I'm not the guy you responded to, nor am I a kernel expert, but I have a few suggestions:
-
Sites like phoronix and lwn will go into pretty low-level kernel details like this from time to time. You could consider subscribing to their RSS feeds or something like that
-
Review a few open university courses on either Operating Systems or Computer Architecture. Short of that, you can also just browse wikipedia for articles on these kinds of topics. I find it enjoyable to read them from time to time
-
Subscribe to the LKML (which is probably a lot more information than any single person can process, but sites like lwn and phoronix highlight/summarize from time to time)
I would also say that there are a lot of people out there who have made contributions to the Linux kernel, including this specific portion of the Linux kernel. The person you're responding to may even do it as a part of his/her day job (and it certainly reads like he does). It's not that uncommon.
And the last thing to keep in mind is that learning knowledge like this doesn't happen overnight. You learn a lot more by learning small things over several years, compared to learning a lot in a short time. Don't make it a goal to learn things like this - instead, try to make it something you enjoy doing, so you keep doing it over the years and learning more and more small bits of knowledge over time. Eventually, all the different pieces start fitting together and you too could mash out an excellent post like GP's!
Exactly! Imagine you have two services in a data center. If they have to communicate a lot with each other, then you would prefer them as close to each other as possible.
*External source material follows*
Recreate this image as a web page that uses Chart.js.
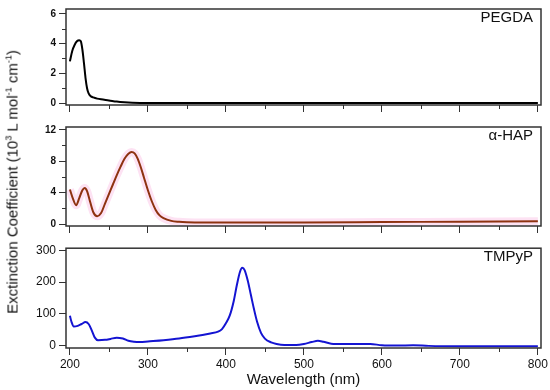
<!DOCTYPE html>
<html>
<head>
<meta charset="utf-8">
<script src="https://cdn.jsdelivr.net/npm/chart.js@4/dist/chart.umd.min.js"></script>
<style>
  body { margin: 0; background: #fff; }
  #wrap { position: relative; width: 550px; height: 390px; }
  #wrap canvas { position: absolute; left: 0; }
  #ytitle {
    position: absolute; left: 12px; top: 182px;
    transform: translate(-50%, -50%) rotate(-90deg);
    white-space: nowrap; font: 15px 'Liberation Sans', Arial, sans-serif; color: #111;
  }
  #ytitle sup { font-size: 9px; }
</style>
</head>
<body>
<div id="wrap">
  <canvas id="pegda" width="550" height="118" style="top:0"></canvas>
  <canvas id="hap" width="550" height="120" style="top:118px"></canvas>
  <canvas id="tmpyp" width="550" height="152" style="top:238px"></canvas>
  <div id="ytitle">Exctinction Coefficient (10<sup>3</sup> L mol<sup>-1</sup> cm<sup>-1</sup>)</div>
</div>
<script>
// PEGDA
const wlPegda = [200, 203, 206, 209, 212, 214, 216, 218, 220, 222, 224, 227, 230, 235, 240, 250, 260, 270, 280, 300, 400, 500, 600, 700, 800];
const absPegda = [2.8, 3.5, 3.9, 4.15, 4.22, 4.15, 3.6, 2.7, 1.7, 1.0, 0.65, 0.45, 0.38, 0.3, 0.25, 0.18, 0.1, 0.05, 0.02, 0, 0, 0, 0, 0, 0];

// alpha-HAP
const wlHap = [200, 204, 208, 212, 216, 219, 222, 226, 230, 235, 240, 245, 250, 255, 260, 265, 270, 275, 279, 283, 287, 291, 295, 300, 305, 310, 315, 320, 330, 340, 350, 370, 400, 500, 600, 700, 800];
const absHap = [4.4, 3.2, 2.4, 3.3, 4.3, 4.6, 4.2, 2.8, 1.5, 1.0, 1.4, 2.6, 3.8, 5.0, 6.2, 7.3, 8.3, 8.95, 9.18, 9.0, 8.3, 7.2, 5.9, 4.3, 2.9, 1.8, 1.1, 0.75, 0.4, 0.28, 0.22, 0.18, 0.18, 0.2, 0.25, 0.3, 0.35];

// TMPyP
const wlTmpyp = [200, 202, 205, 210, 215, 220, 224, 228, 232, 236, 245, 252, 260, 268, 275, 282, 290, 300, 320, 340, 360, 370, 380, 390, 395, 400, 405, 410, 414, 418, 421, 424, 428, 432, 436, 440, 445, 450, 458, 465, 475, 490, 500, 510, 518, 525, 535, 550, 570, 585, 600, 620, 640, 660, 700, 750, 800];
const absTmpyp = [94, 75, 60, 62, 68, 74, 68, 48, 25, 17, 18, 21, 25, 22, 15, 12, 11, 13, 17, 22, 29, 33, 38, 44, 52, 70, 95, 140, 190, 232, 245, 238, 205, 160, 115, 75, 40, 22, 10, 5, 2, 2, 5, 11, 15, 12, 6, 5, 5, 5, 1, 0, 1, -1, -2, -2, -2];

const xTicks = ['200', '300', '400', '500', '600', '700', '800'];

const font = "'Liberation Sans', Arial, sans-serif";

const pts = (xs, ys) => xs.map((x, i) => ({ x: x, y: ys[i] }));

// box round the plot, short minor ticks and the name of the sample
const panelPlugin = {
  id: 'panel',
  afterDraw(chart, args, o) {
    const { ctx, chartArea: a, scales } = chart;
    ctx.save();
    ctx.strokeStyle = '#333';
    ctx.lineWidth = 1;
    ctx.beginPath();
    scales.x.ticks.forEach(t => {
      if (t.value % 100 !== 0) {
        const px = Math.round(scales.x.getPixelForValue(t.value)) + 0.5;
        ctx.moveTo(px, a.bottom); ctx.lineTo(px, a.bottom + 4);
      }
    });
    scales.y.ticks.forEach(t => {
      if (t.value % o.major !== 0) {
        const py = Math.round(scales.y.getPixelForValue(t.value)) + 0.5;
        ctx.moveTo(a.left, py); ctx.lineTo(a.left - 4, py);
      }
    });
    ctx.stroke();
    ctx.lineWidth = 1.5;
    ctx.strokeRect(a.left, a.top, a.right - a.left, a.bottom - a.top);
    ctx.fillStyle = '#111';
    ctx.font = '15px ' + font;
    ctx.textAlign = 'right';
    ctx.textBaseline = 'middle';
    ctx.fillText(o.label, a.right - 8, a.top + 9);
    ctx.restore();
  }
};

const makePanel = (id, datasets, p) => {
  new Chart(document.getElementById(id), {
    type: 'line',
    data: { datasets: datasets },
    plugins: [panelPlugin],
    options: {
      responsive: false,
      animation: false,
      devicePixelRatio: 1,
      layout: { padding: { top: p.top, left: 0, right: 9, bottom: 0 } },
      elements: { point: { radius: 0 }, line: { cubicInterpolationMode: 'monotone' } },
      plugins: {
        legend: { display: false },
        tooltip: { enabled: false },
        panel: { label: p.label, major: p.major }
      },
      scales: {
        x: {
          type: 'linear', min: 195, max: 804,
          afterFit: s => { s.height = p.xHeight; },
          border: { display: false },
          grid: {
            drawOnChartArea: false, tickLength: 7,
            tickColor: c => c.tick.value % 100 === 0 ? '#333' : 'rgba(0,0,0,0)'
          },
          ticks: {
            display: p.showX, stepSize: 50, includeBounds: false, maxRotation: 0, autoSkip: false,
            color: '#111', font: { family: font, size: 12 }, padding: 2,
            callback: v => v % 100 === 0 ? xTicks[(v - 200) / 100] : ''
          },
          title: {
            display: p.showX, text: 'Wavelength (nm)', color: '#111',
            font: { family: font, size: 15 }, padding: { top: 0, bottom: 1 }
          }
        },
        y: {
          min: p.min, max: p.max,
          afterFit: s => { s.width = 66; },
          border: { display: false },
          grid: {
            drawOnChartArea: false, tickLength: 7,
            tickColor: c => c.tick.value % p.major === 0 ? '#333' : 'rgba(0,0,0,0)'
          },
          ticks: {
            stepSize: p.major / 2, includeBounds: false, color: '#111', padding: 3,
            font: { family: font, size: p.tickSize, weight: p.tickWeight },
            callback: v => v % p.major === 0 ? String(v) : ''
          }
        }
      }
    }
  });
};

makePanel('pegda', [
  { data: pts(wlPegda, absPegda), borderColor: '#000', borderWidth: 2 }
], { top: 4, xHeight: 13, min: -0.13, max: 6.32, major: 2, label: 'PEGDA', showX: false, tickSize: 10, tickWeight: 'bold' });

makePanel('hap', [
  { data: pts(wlHap, absHap), borderColor: '#8e3210', borderWidth: 2, order: 0 },
  { data: pts(wlHap, absHap), borderColor: '#fde2f3', borderWidth: 8, order: 1 }
], { top: 6, xHeight: 12, min: -0.25, max: 12.35, major: 4, label: 'α-HAP', showX: false, tickSize: 10, tickWeight: 'bold' });

makePanel('tmpyp', [
  { data: pts(wlTmpyp, absTmpyp), borderColor: '#1414d2', borderWidth: 2 }
], { top: 7, xHeight: 42, min: -7.7, max: 307, major: 100, label: 'TMPyP', showX: true, tickSize: 12, tickWeight: 'normal' });
</script>
</body>
</html>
Why? Well it's because of the difference between sending a request over a network vs. just sending it to another process on the same host. It's much more efficient in terms of latency and bandwidth. There are, of course, downsides and other other costs (like the fact that the cores that are handling the requests themselves are much less powerful), so you have to tailor your hardware allocation to your workloads. In general, if you're CPU-bound, you would want more powerful CPUs (necessitating fewer cores per host for power reasons), and if you're I/O bound, you want to reduce network latency as much as possible.
Now imagine you have thousands of services. The network I/O can get pretty extreme. Plus, occasionally, you have requirements like the fact that any data traveling from one host to another must be encrypted. So if you can keep as many services as possible on a single host, you reduce a lot of that overhead as well.
tl;dr: everything comes down to trade-offs and understanding the needs of your workloads, but in general, running 300 low power cores is probably indicative of an I/O-bound application and could hypothetically be much more efficient and cost-effective.